Data provided by the company show that trips for the full year were up 32 percent, to 6.9 billion, as measured against 2018.

As measured on a GAAP basis, revenues in the United States and Canada were up 41 percent, to $2.5 billion, and marked the fastest-growing region. At the same time, sales in Latin America were up 31 percent to $553 million.

On the conference call with analysts, Khosrowshahi said that cross-platform users were up by 68 percent. And, with commentary about the drive toward profitability, he said that reaching that goal could be achieved with what he termed “only modest improvements” across the competitive landscape (though the assumptions are also that the regulatory environment would remain somewhat steady). The CEO said, too, that the company will continue to invest in other transportation businesses such as scooters and bikes. One way to boost efficiencies will come through better algorithms for its rides business.

With more granular detail in the ride segment, the launch of Uber Comfort helped drive 54 percent year-over-year growth in the premium rides segment, while the firm also said that UberX trip growth continued, notching 23 percent growth in the latest quarter.

The company also detailed that the airport focused business growth has outpaced that of rides overall. Uber said it would continue to roll out its PIN product, through which riders receive a PIN and take it to the driver that is in line, rather than being paired with a specific driver.

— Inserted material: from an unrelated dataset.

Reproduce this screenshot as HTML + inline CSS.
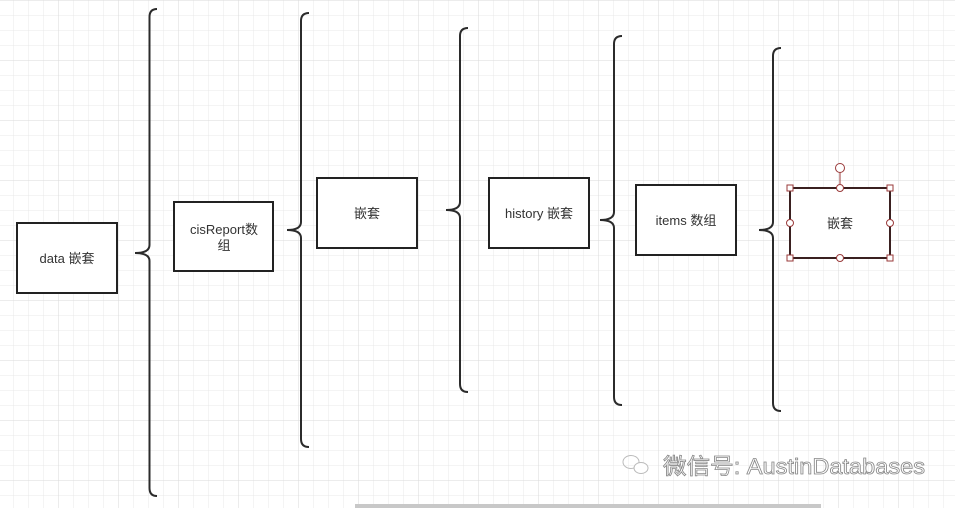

Uber for Business has seen gross bookings surge to $1.2 billion in the latest quarter, while managed accounts was up by 75 percent year over year. For the Freight business, Uber said that in-app bundles, which allow carriers to book multiple loads at once, have reduced “empty miles” versus non-Uber Freight matched bundles, according to presentation materials.

Feasting On Eats

Along with the triple-digit gain in adjusted net sales, Uber’s gross bookings in the Eats segment, where management has said the firm is in “early innings” in the segment were up 73 percent, and the company has said that the take rate has improved, excluding the India operations that were just sold, by 60 basis points. Management has said that Uber still is targeting the top positions in each of the markets it targets for the Eats business.

Looking ahead, Uber is guiding toward fiscal year 2020 bookings growth of between 15 percent to 23 percent — and that the final quarter of the year will be a positive EBITDA quarter.